Similar arrests and seizures happened in Idaho when a 7,000-pound shipment of industrial hemp from Big Sky Scientific LLC headed to Colorado was seized by the Idaho State Police. The Associated Press reported that field tests and the K9 unit confirmed the product to be cannabis, but neither tests can determine the level of THC in the plant.
Since the definition of industrial hemp relies heavily on whether or not it contains less than .03 percent THC, border patrol and police field tests need to evolve in order to detect illegal substances accurately. In the meantime, hemp business owners and their employees need to understand their rights and determine what kinds of systems can be implemented to avoid bureaucratic barricades like this in the future.
How can law firms help the hemp industry?
Law firms, in particular, especially those directly involved with the cannabis industry, are in a unique position to inform, educate, and protect hemp and marijuana businesses from the effects of trickle-down policies like these. The Hoban Law Group in Denver released a statement in 2016 explaining the changes to American hemp policies long before the passing of the 2018 Farm Bill. The firm noted discrepancies in the way certain agents at certain ports handled hemp policies and shipments two years ago, and the more recent misunderstandings at state borders imply that many hemp businesses are still at the mercy of agency ignorance.
In order to keep hemp industries and the rest of the cannabis industry operating on the right side of the law, attorneys are teaming up with state and local cannabis departments. The Rodman Law Group, also based out of Denver, developed a close relationship with both the Marijuana Enforcement Division and the Industrial Hemp Division of the Colorado Department of Agriculture in order to give their clients a better understanding of the state cannabis regulations.
Creating close relationships like these brings more legitimacy to the industry by giving cannabis and hemp businesses support from both lawyers and regulators. It also helps when there is a lawyer on your side who understands the direction the industry is moving toward. Dave Rodman, founder of Rodman Law Group, told CBD Today last month that he believes the cannabis industry is only seeing the beginning of enforcement.
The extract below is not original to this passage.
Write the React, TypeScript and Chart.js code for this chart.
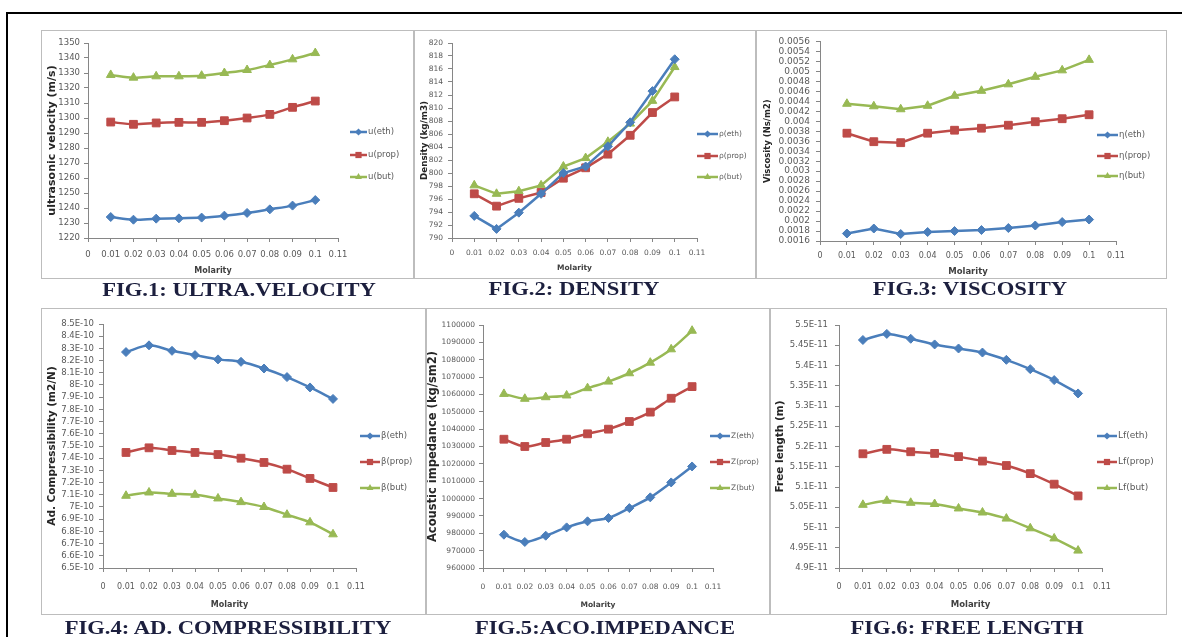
import React, { useEffect, useRef } from 'react';
import { Chart, registerables } from 'chart.js';

Chart.register(...registerables);

// ---------- data ----------
const MOLARITY = [0.01, 0.02, 0.03, 0.04, 0.05, 0.06, 0.07, 0.08, 0.09, 0.1];
const X_TICKS = [0, 0.01, 0.02, 0.03, 0.04, 0.05, 0.06, 0.07, 0.08, 0.09, 0.1, 0.11];

// ultrasonic velocity (m/s)
const U_ETH = [1234.0, 1232.2, 1232.9, 1233.1, 1233.6, 1234.9, 1236.7, 1239.1, 1241.6, 1245.3];
const U_PROP = [1297.3, 1295.8, 1296.7, 1297.1, 1297.1, 1298.2, 1300.0, 1302.4, 1307.1, 1311.3];
const U_BUT = [1328.7, 1326.9, 1327.8, 1327.8, 1328.2, 1330.0, 1332.0, 1335.3, 1339.1, 1343.3];

// density (kg/m3)
const RHO_ETH = [793.4, 791.4, 793.9, 796.8, 800.0, 801.0, 804.1, 807.8, 812.6, 817.5];
const RHO_PROP = [796.8, 794.9, 796.1, 797.0, 799.2, 800.8, 802.9, 805.8, 809.3, 811.7];
const RHO_BUT = [798.1, 796.8, 797.2, 798.1, 801.0, 802.3, 804.8, 807.6, 811.1, 816.3];

// viscosity (Ns/m2)
const ETA_ETH = [0.00175, 0.00185, 0.00174, 0.00178, 0.0018, 0.00182, 0.00186, 0.00191, 0.00198, 0.00203];
const ETA_PROP = [0.00376, 0.00359, 0.00357, 0.00376, 0.00382, 0.00386, 0.00392, 0.00399, 0.00405, 0.00413];
const ETA_BUT = [0.00435, 0.0043, 0.00424, 0.00431, 0.00451, 0.00461, 0.00474, 0.00489, 0.00502, 0.00523];

// adiabatic compressibility (m2/N)
const BETA_ETH = [8.27e-10, 8.325e-10, 8.28e-10, 8.245e-10, 8.21e-10, 8.19e-10, 8.135e-10, 8.065e-10, 7.98e-10, 7.886e-10];
const BETA_PROP = [7.447e-10, 7.485e-10, 7.463e-10, 7.447e-10, 7.43e-10, 7.4e-10, 7.365e-10, 7.31e-10, 7.234e-10, 7.16e-10];
const BETA_BUT = [7.092e-10, 7.119e-10, 7.108e-10, 7.1e-10, 7.07e-10, 7.04e-10, 7.0e-10, 6.937e-10, 6.874e-10, 6.776e-10];

// acoustic impedance (kg/sm2)
const Z_ETH = [979200, 975000, 978600, 983400, 986900, 988800, 994500, 1000700, 1009300, 1018500];
const Z_PROP = [1034200, 1030000, 1032300, 1034200, 1037300, 1040000, 1044400, 1049800, 1057800, 1064500];
const Z_BUT = [1060300, 1057500, 1058400, 1059400, 1063600, 1067400, 1072200, 1078300, 1086000, 1096700];

// intermolecular free length (m)
const LF_ETH = [5.463e-11, 5.478e-11, 5.466e-11, 5.452e-11, 5.442e-11, 5.432e-11, 5.414e-11, 5.391e-11, 5.364e-11, 5.331e-11];
const LF_PROP = [5.182e-11, 5.193e-11, 5.187e-11, 5.183e-11, 5.175e-11, 5.164e-11, 5.153e-11, 5.133e-11, 5.107e-11, 5.078e-11];
const LF_BUT = [5.056e-11, 5.066e-11, 5.061e-11, 5.058e-11, 5.047e-11, 5.037e-11, 5.022e-11, 4.998e-11, 4.973e-11, 4.943e-11];

// ---------- styling ----------
const FONT = '"DejaVu Sans", sans-serif';
const AXIS_COLOR = '#868686';
const TICK_TEXT = '#595959';
const TITLE_TEXT = '#262626';
const TICK_LEN = 4;

const SERIES_STYLE = [
  { color: '#4a7ebb', point: 'rectRot', radius: 4.5 },
  { color: '#be4b48', point: 'rect', radius: 5.5 },
  { color: '#98b954', point: 'triangle', radius: 5 },
];

const plain = (v: number) => String(+v.toFixed(6));
const sci10 = (v: number) => `${+(v * 1e10).toFixed(2)}E-10`;
const sci11 = (v: number) => `${+(v * 1e11).toFixed(2)}E-11`;

interface PanelSpec {
  box: [number, number, number, number]; // left, top, width, height on the page
  plot: [number, number, number, number]; // left, right, top, bottom inside the panel
  yTitle: string;
  yTitleSize: number;
  yTitleX: number;
  xTitleSize: number;
  xTitleY: number;
  yMin: number;
  yMax: number;
  yStep: number;
  yFormat: (v: number) => string;
  yTickSize: number;
  yTickGap: number;
  xTickSize: number;
  xTickDrop: number;
  tension: number;
  labels: string[];
  values: number[][];
  legend: { x: number; rows: number[]; len: number; size: number };
}

const PANELS: PanelSpec[] = [
  {
    box: [41, 30, 373, 249], plot: [47, 297, 13, 208],
    yTitle: 'ultrasonic velocity (m/s)', yTitleSize: 11, yTitleX: 11,
    xTitleSize: 8, xTitleY: 241,
    yMin: 1220, yMax: 1350, yStep: 10, yFormat: plain,
    yTickSize: 8.5, yTickGap: 8, xTickSize: 8.5, xTickDrop: 17, tension: 0.3,
    labels: ['u(eth)', 'u(prop)', 'u(but)'], values: [U_ETH, U_PROP, U_BUT],
    legend: { x: 309, rows: [102, 125, 147], len: 17, size: 8.5 },
  },
  {
    box: [414, 30, 342, 249], plot: [38, 283, 13, 208],
    yTitle: 'Density (kg/m3)', yTitleSize: 8.75, yTitleX: 11,
    xTitleSize: 7.5, xTitleY: 238,
    yMin: 790, yMax: 820, yStep: 2, yFormat: plain,
    yTickSize: 7.5, yTickGap: 9, xTickSize: 7.5, xTickDrop: 15, tension: 0,
    labels: ['ρ(eth)', 'ρ(prop)', 'ρ(but)'], values: [RHO_ETH, RHO_PROP, RHO_BUT],
    legend: { x: 283, rows: [104, 126, 147], len: 21, size: 7.5 },
  },
  {
    box: [756, 30, 411, 249], plot: [64, 360, 8, 211],
    yTitle: 'Viscosity (Ns/m2)', yTitleSize: 8.5, yTitleX: 12,
    xTitleSize: 8.5, xTitleY: 242,
    yMin: 0.0016, yMax: 0.0056, yStep: 0.0002, yFormat: plain,
    yTickSize: 9, yTickGap: 10, xTickSize: 8, xTickDrop: 15, tension: 0,
    labels: ['η(eth)', 'η(prop)', 'η(but)'], values: [ETA_ETH, ETA_PROP, ETA_BUT],
    legend: { x: 341, rows: [105, 126, 146], len: 21, size: 8.5 },
  },
  {
    box: [41, 308, 385, 307], plot: [62, 315, 16, 260],
    yTitle: 'Ad. Compressibility (m2/N)', yTitleSize: 10.5, yTitleX: 11,
    xTitleSize: 8, xTitleY: 297,
    yMin: 6.5e-10, yMax: 8.5e-10, yStep: 1e-11, yFormat: sci10,
    yTickSize: 8.5, yTickGap: 9, xTickSize: 8, xTickDrop: 19, tension: 0.3,
    labels: ['β(eth)', 'β(prop)', 'β(but)'], values: [BETA_ETH, BETA_PROP, BETA_BUT],
    legend: { x: 319, rows: [128, 154, 180], len: 20, size: 8.5 },
  },
  {
    box: [426, 308, 344, 307], plot: [57, 287, 17, 260],
    yTitle: 'Acoustic impedance (kg/sm2)', yTitleSize: 11.5, yTitleX: 7,
    xTitleSize: 7.5, xTitleY: 297,
    yMin: 960000, yMax: 1100000, yStep: 10000, yFormat: plain,
    yTickSize: 7.5, yTickGap: 8, xTickSize: 7.5, xTickDrop: 19, tension: 0.3,
    labels: ['Z(eth)', 'Z(prop)', 'Z(but)'], values: [Z_ETH, Z_PROP, Z_BUT],
    legend: { x: 284, rows: [128, 154, 180], len: 20, size: 7.5 },
  },
  {
    box: [770, 308, 397, 307], plot: [69, 332, 17, 260],
    yTitle: 'Free length (m)', yTitleSize: 10.5, yTitleX: 10,
    xTitleSize: 8.5, xTitleY: 297,
    yMin: 4.9e-11, yMax: 5.5e-11, yStep: 5e-13, yFormat: sci11,
    yTickSize: 8.5, yTickGap: 11, xTickSize: 8, xTickDrop: 19, tension: 0.3,
    labels: ['Lf(eth)', 'Lf(prop)', 'Lf(but)'], values: [LF_ETH, LF_PROP, LF_BUT],
    legend: { x: 327, rows: [128, 154, 180], len: 20, size: 9 },
  },
];

const CAPTIONS = [
  { text: 'FIG.1: ULTRA.VELOCITY', x: 238.5, y: 289 },
  { text: 'FIG.2: DENSITY', x: 573.5, y: 288 },
  { text: 'FIG.3: VISCOSITY', x: 970, y: 288 },
  { text: 'FIG.4: AD. COMPRESSIBILITY', x: 227.5, y: 627 },
  { text: 'FIG.5:ACO.IMPEDANCE', x: 604.5, y: 627 },
  { text: 'FIG.6: FREE LENGTH', x: 967, y: 627 },
];

// ---------- legend drawn beside each plot ----------
function drawMarker(ctx: CanvasRenderingContext2D, style: string, x: number, y: number, r: number) {
  ctx.beginPath();
  if (style === 'rectRot') {
    ctx.moveTo(x - r, y);
    ctx.lineTo(x, y - r);
    ctx.lineTo(x + r, y);
    ctx.lineTo(x, y + r);
  } else if (style === 'rect') {
    const s = Math.SQRT1_2 * r;
    ctx.rect(x - s, y - s, 2 * s, 2 * s);
  } else {
    let a = 0;
    ctx.moveTo(x + Math.sin(a) * r, y - Math.cos(a) * r);
    a += (2 * Math.PI) / 3;
    ctx.lineTo(x + Math.sin(a) * r, y - Math.cos(a) * r);
    a += (2 * Math.PI) / 3;
    ctx.lineTo(x + Math.sin(a) * r, y - Math.cos(a) * r);
  }
  ctx.closePath();
  ctx.fill();
}

const seriesLegend = {
  id: 'seriesLegend',
  afterDraw(chart: any, _args: any, opts: any) {
    const { ctx } = chart;
    const x: number = opts.x;
    const len: number = opts.len;
    chart.data.datasets.forEach((ds: any, i: number) => {
      const y: number = opts.rows[i];
      const st = SERIES_STYLE[i];
      ctx.save();
      ctx.strokeStyle = st.color;
      ctx.fillStyle = st.color;
      ctx.lineWidth = 2.5;
      ctx.beginPath();
      ctx.moveTo(x, y);
      ctx.lineTo(x + len, y);
      ctx.stroke();
      drawMarker(ctx, st.point, x + len / 2, y, st.radius * 0.8);
      ctx.fillStyle = TICK_TEXT;
      ctx.font = `${opts.size}px ${FONT}`;
      ctx.textAlign = 'left';
      ctx.textBaseline = 'middle';
      ctx.fillText(ds.label, x + len + 1, y);
      ctx.restore();
    });
  },
};

function buildConfig(p: PanelSpec): any {
  const W = p.box[2];
  const H = p.box[3];
  const [L, R, T, B] = p.plot;
  const padLeft = p.yTitleX - (p.yTitleSize * 1.2) / 2;
  const padBottom = H - p.xTitleY - (p.xTitleSize * 1.2) / 2;
  const yWidth = L - padLeft;
  const xHeight = H - padBottom - B;
  const xTickPad = p.xTickDrop - TICK_LEN - (p.xTickSize * 1.2) / 2;

  return {
    type: 'line',
    data: {
      datasets: p.values.map((vals, i) => ({
        label: p.labels[i],
        data: MOLARITY.map((m, j) => ({ x: m, y: vals[j] })),
        borderColor: SERIES_STYLE[i].color,
        backgroundColor: SERIES_STYLE[i].color,
        borderWidth: 2.5,
        pointStyle: SERIES_STYLE[i].point,
        pointRadius: SERIES_STYLE[i].radius,
        pointBorderWidth: 1,
        tension: p.tension,
        fill: false,
      })),
    },
    options: {
      responsive: false,
      animation: false,
      events: [],
      layout: { padding: { left: padLeft, top: T, right: W - R, bottom: padBottom } },
      plugins: {
        legend: { display: false },
        tooltip: { enabled: false },
        seriesLegend: p.legend,
      },
      scales: {
        x: {
          type: 'linear',
          min: 0,
          max: 0.11,
          afterBuildTicks: (ax: any) => {
            ax.ticks = X_TICKS.map((v) => ({ value: v }));
          },
          afterFit: (s: any) => {
            s.height = xHeight;
          },
          ticks: {
            autoSkip: false,
            maxRotation: 0,
            minRotation: 0,
            padding: xTickPad,
            color: TICK_TEXT,
            font: { family: FONT, size: p.xTickSize },
            callback: (v: any) => String(+Number(v).toFixed(2)),
          },
          grid: { drawOnChartArea: false, drawTicks: true, tickLength: TICK_LEN, color: AXIS_COLOR },
          border: { display: true, color: AXIS_COLOR, width: 1 },
          title: {
            display: true,
            text: 'Molarity',
            color: '#404040',
            padding: 0,
            font: { family: FONT, size: p.xTitleSize, weight: 'bold' },
          },
        },
        y: {
          type: 'linear',
          min: p.yMin,
          max: p.yMax,
          afterBuildTicks: (ax: any) => {
            const n = Math.round((p.yMax - p.yMin) / p.yStep);
            ax.ticks = Array.from({ length: n + 1 }, (_, i) => ({ value: p.yMin + i * p.yStep }));
          },
          afterFit: (s: any) => {
            s.width = yWidth;
          },
          ticks: {
            autoSkip: false,
            padding: p.yTickGap - TICK_LEN,
            color: TICK_TEXT,
            font: { family: FONT, size: p.yTickSize },
            callback: (v: any) => p.yFormat(Number(v)),
          },
          grid: { drawOnChartArea: false, drawTicks: true, tickLength: TICK_LEN, color: AXIS_COLOR },
          border: { display: true, color: AXIS_COLOR, width: 1 },
          title: {
            display: true,
            text: p.yTitle,
            color: TITLE_TEXT,
            padding: 0,
            font: { family: FONT, size: p.yTitleSize, weight: 'bold' },
          },
        },
      },
    },
    plugins: [seriesLegend],
  };
}

function Panel({ spec }: { spec: PanelSpec }) {
  const ref = useRef<HTMLCanvasElement>(null);
  useEffect(() => {
    if (!ref.current) return;
    const chart = new Chart(ref.current, buildConfig(spec));
    return () => chart.destroy();
  }, [spec]);
  const [left, top, width, height] = spec.box;
  return (
    <div style={{ position: 'absolute', left, top, width, height, background: '#fff' }}>
      <canvas ref={ref} width={width} height={height} style={{ position: 'absolute', left: 0, top: 0 }} />
      <div
        style={{
          position: 'absolute',
          left: 0,
          top: 0,
          width,
          height,
          boxSizing: 'border-box',
          border: '1.5px solid #bdbdbd',
          pointerEvents: 'none',
        }}
      />
    </div>
  );
}

export default function App() {
  return (
    <div
      style={{
        position: 'absolute',
        left: 0,
        top: 0,
        width: 1182,
        height: 637,
        background: '#ffffff',
        overflow: 'hidden',
      }}
    >
      <div style={{ position: 'absolute', left: 6, top: 12, width: 1176, height: 2, background: '#000' }} />
      <div style={{ position: 'absolute', left: 6, top: 12, width: 2, height: 625, background: '#000' }} />
      {PANELS.map((p, i) => (
        <Panel key={i} spec={p} />
      ))}
      {CAPTIONS.map((c, i) => (
        <div
          key={i}
          style={{
            position: 'absolute',
            left: c.x,
            top: c.y,
            transform: 'translate(-50%, -50%) scaleX(1.19)',
            whiteSpace: 'nowrap',
            fontFamily: '"Liberation Serif", "Times New Roman", serif',
            fontWeight: 'bold',
            fontSize: 19,
            lineHeight: 1,
            color: '#1c1f3e',
          }}
        >
          {c.text}
        </div>
      ))}
    </div>
  );
}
“The new legislation never specifically mentions cannabidiol or CBD. It just allowed for hemp to have a different legal status based on its THC content ...” Rodman explained in April. “You should always be afraid of the legal consequences of a product you make, especially one that is ingested by humans and animals.”
This kind of perspective is exactly what the hemp industry needs if it wants to overcome the legal gray area American policy has forced industrial hemp into. Until such a time when border patrol field tests can accurately measure THC levels, and until the government creates a clear set of guidelines regarding the shipment and processing of hemp and marijuana, lawyers will continue to be the liaison between cannabis and the laws attempting to regulate it.